- PROBLEM:
Restate exactly the lines that run from the start of the records below to the line containing "plt.rcParams['mathtext.bf'] = 'Liberation", counting both ends, and nothing else; pictures stay out.

- INPUT ROWS:
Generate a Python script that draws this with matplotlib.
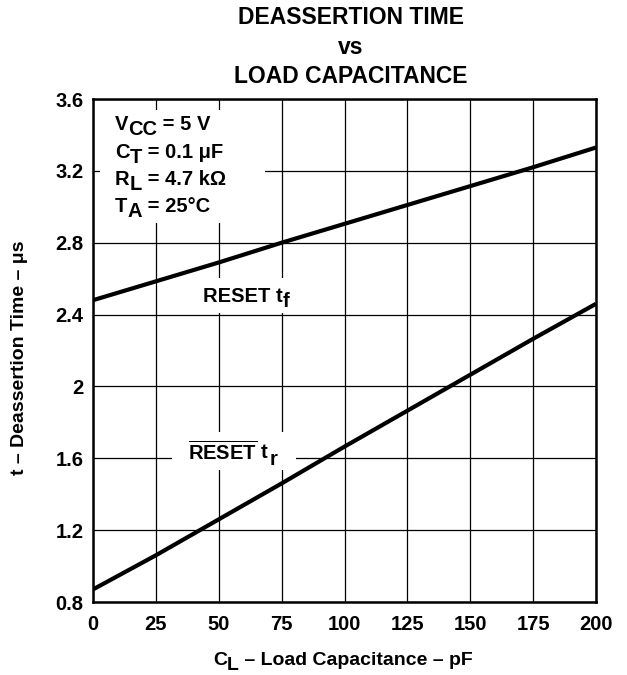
import matplotlib
matplotlib.use("Agg")
import matplotlib.pyplot as plt
from matplotlib.patches import Rectangle

plt.rcParams['font.family'] = ['Liberation Sans', 'DejaVu Sans']
plt.rcParams['font.weight'] = 'bold'
plt.rcParams['mathtext.fontset'] = 'custom'
plt.rcParams['mathtext.rm'] = 'Liberation Sans:bold'
plt.rcParams['mathtext.it'] = 'Liberation Sans:bold'
plt.rcParams['mathtext.bf'] = 'Liberation Sans:bold'

# data
cl = [0, 25, 50, 75, 100, 125, 150, 175, 200]
t_fall = [2.48, 2.585, 2.69, 2.80, 2.905, 3.01, 3.115, 3.22, 3.33]
t_rise = [0.87, 1.06, 1.26, 1.46, 1.665, 1.865, 2.065, 2.265, 2.46]

xticks = [0, 25, 50, 75, 100, 125, 150, 175, 200]
yticks = [0.8, 1.2, 1.6, 2.0, 2.4, 2.8, 3.2, 3.6]
ytick_labels = ['0.8', '1.2', '1.6', '2', '2.4', '2.8', '3.2', '3.6']

FS = 14
SUB = -3.5  # subscript drop, points


def chain(x, y, parts, transform, fs=FS, z=5):
    """text pieces side by side; parts = [(string, is_sub), ...]"""
    prev = fig.text(x, y, parts[0][0], transform=transform, fontsize=fs, fontweight='bold',
                    ha='left', va='baseline', zorder=z)
    prev_off = 0
    for s, sub in parts[1:]:
        off = SUB if sub else 0
        prev = ax.annotate(s, xy=(1, 0), xycoords=prev, xytext=(0, off - prev_off),
                           textcoords='offset points', fontsize=fs, fontweight='bold',
                           ha='left', va='bottom', zorder=z + 1, annotation_clip=False)
        prev_off = off
    return prev


fig = plt.figure(figsize=(6.27, 6.75), dpi=100)
ax = fig.add_axes([93 / 627, 1 - 602 / 675, 503 / 627, 503 / 675])

ax.plot(cl, t_fall, color='black', lw=3, solid_capstyle='butt', zorder=3)
ax.plot(cl, t_rise, color='black', lw=3, solid_capstyle='butt', zorder=3)

ax.set_xlim(0, 200)
ax.set_ylim(0.8, 3.6)
ax.set_xticks(xticks)
ax.set_yticks(yticks)
ax.set_yticklabels(ytick_labels)
ax.tick_params(length=0, labelsize=14.5)
ax.tick_params(axis='x', pad=9)
ax.tick_params(axis='y', pad=7)
for lab in ax.get_xticklabels() + ax.get_yticklabels():
    lab.set_fontweight('bold')
ax.grid(True, color='black', lw=0.9)
ax.set_axisbelow(True)
for s in ax.spines.values():
    s.set_linewidth(1.8)

# title
fig.text(351 / 627, 1 - 47 / 675, 'DEASSERTION TIME\nvs\nLOAD CAPACITANCE',
         ha='center', va='center', fontsize=16.5, fontweight='bold', linespacing=1.38)

# axis labels
fig.text(20 / 627, 1 - 358 / 675, 't – Deassertion Time – μs', rotation=90,
         ha='center', va='center', fontsize=FS, fontweight='bold')
chain(213 / 627, 1 - 665 / 675, [('C', False), ('L', True), (' – Load Capacitance – pF', False)],
      fig.transFigure)

# conditions box
ax.add_patch(Rectangle((0.014, 0.753), 0.328, 0.225, transform=ax.transAxes,
                       facecolor='white', edgecolor='none', zorder=2))
conds = [
    [('V', False), ('CC', True), (' = 5 V', False)],
    [('C', False), ('T', True), (' = 0.1 μF', False)],
    [('R', False), ('L', True), (' = 4.7 kΩ', False)],
    [('T', False), ('A', True), (' = 25°C', False)],
]
for parts, yb in zip(conds, [0.938, 0.883, 0.829, 0.775]):
    chain(0.0437, yb, parts, ax.transAxes, fs=14.5)

# curve labels, white patch behind them
ax.add_patch(Rectangle((0.205, 0.574), 0.21, 0.07, transform=ax.transAxes,
                       facecolor='white', edgecolor='none', zorder=2))
ax.add_patch(Rectangle((0.158, 0.262), 0.245, 0.075, transform=ax.transAxes,
                       facecolor='white', edgecolor='none', zorder=2))
chain(0.219, 0.596, [('RESET t', False), ('f', True)], ax.transAxes, fs=14.5)
chain(0.189, 0.282, [(r'$\overline{\mathrm{RESET}}$ t', False), ('r', True)], ax.transAxes, fs=14.5)

fig.savefig('out.png', dpi=100)
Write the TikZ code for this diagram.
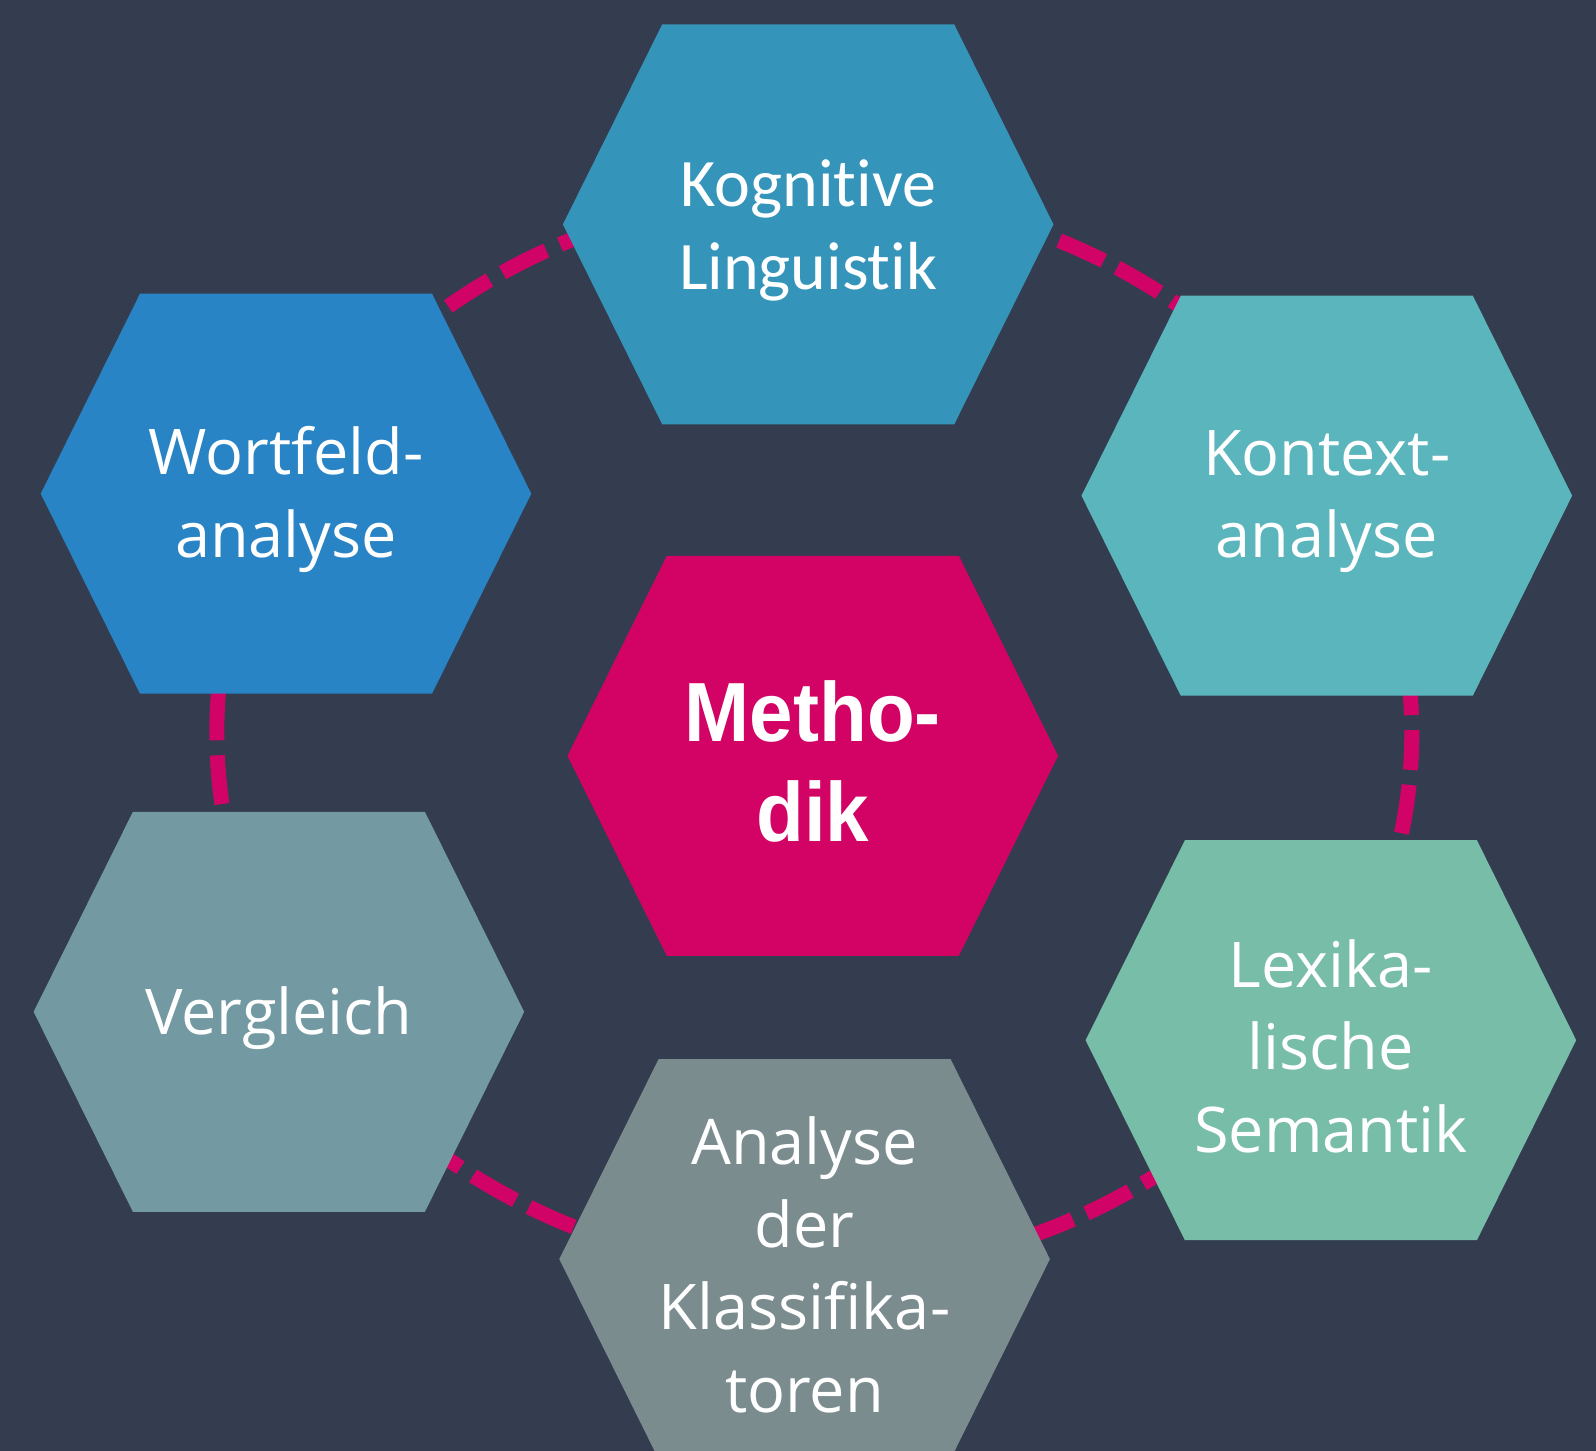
\documentclass[tikz,border=0pt]{standalone}
\usepackage{fontspec}
\setmainfont{Open Sans}
\newfontfamily\calfont{Carlito}[Ligatures=NoCommon]
\newfontfamily\arialfont{Liberation Sans}[FakeStretch=0.93]
\definecolor{bg}{HTML}{333D4F}
\definecolor{cKog}{HTML}{3594BA}
\definecolor{cWort}{HTML}{2884C5}
\definecolor{cKon}{HTML}{5BB5BD}
\definecolor{cMeth}{HTML}{D20365}
\definecolor{cVer}{HTML}{7399A3}
\definecolor{cLex}{HTML}{78BDA8}
\definecolor{cAna}{HTML}{7B8C8F}
\definecolor{cRing}{HTML}{D20366}
\tikzset{
  hexlabel/.style={text=white, align=center, inner sep=0pt, yshift=-3pt,
    font=\fontsize{31.5pt}{41.25pt}\selectfont},
  callabel/.style={font=\calfont\fontsize{34pt}{41.75pt}\selectfont},
  centerlabel/.style={font=\arialfont\bfseries\fontsize{42pt}{50pt}\selectfont},
  ring/.style={draw=cRing, line width=7.5pt, dash pattern=on 24.5pt off 7.5pt, dash phase=6pt}
}
\newcommand{\hexnode}[5]{%
  \fill[#3, shift={#2}] (-245.3,0) -- (-146,-200) -- (146,-200) -- (245.3,0) -- (146,200) -- (-146,200) -- cycle;
  \node[hexlabel, #4] (#1) at #2 {#5};
}
\begin{document}
\begin{tikzpicture}[x=0.5pt, y=-0.5pt]
\useasboundingbox (0,0) rectangle (1596,1451);
\fill[bg] (0,0) rectangle (1596,1451);
\clip (0,0) rectangle (1596,1451);
\draw[ring] (814.3,732.9) ellipse [x radius=597.5, y radius=539.5];
\hexnode{kog}{(808.2,224.4)}{cKog}{callabel}{Kognitive\\Linguistik}
\hexnode{wort}{(286,493.7)}{cWort}{}{Wortfeld-\\analyse}
\hexnode{kon}{(1326.8,495.7)}{cKon}{}{Kontext-\\analyse}
\hexnode{meth}{(812.8,755.8)}{cMeth}{centerlabel}{Metho-\\dik}
\hexnode{ver}{(278.9,1011.8)}{cVer}{}{Vergleich}
\hexnode{lex}{(1330.9,1040.2)}{cLex}{}{Lexika-\\lische\\Semantik}
\hexnode{ana}{(804.6,1259.1)}{cAna}{}{Analyse\\der\\Klassifika-\\toren}
\end{tikzpicture}
\end{document}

- OUTPUT OF THE EXERCISE:
Generate a Python script that draws this with matplotlib.
import matplotlib
matplotlib.use("Agg")
import matplotlib.pyplot as plt
from matplotlib.patches import Rectangle

plt.rcParams['font.family'] = ['Liberation Sans', 'DejaVu Sans']
plt.rcParams['font.weight'] = 'bold'
plt.rcParams['mathtext.fontset'] = 'custom'
plt.rcParams['mathtext.rm'] = 'Liberation Sans:bold'
plt.rcParams['mathtext.it'] = 'Liberation Sans:bold'
plt.rcParams['mathtext.bf'] = 'Liberation Sans:bold'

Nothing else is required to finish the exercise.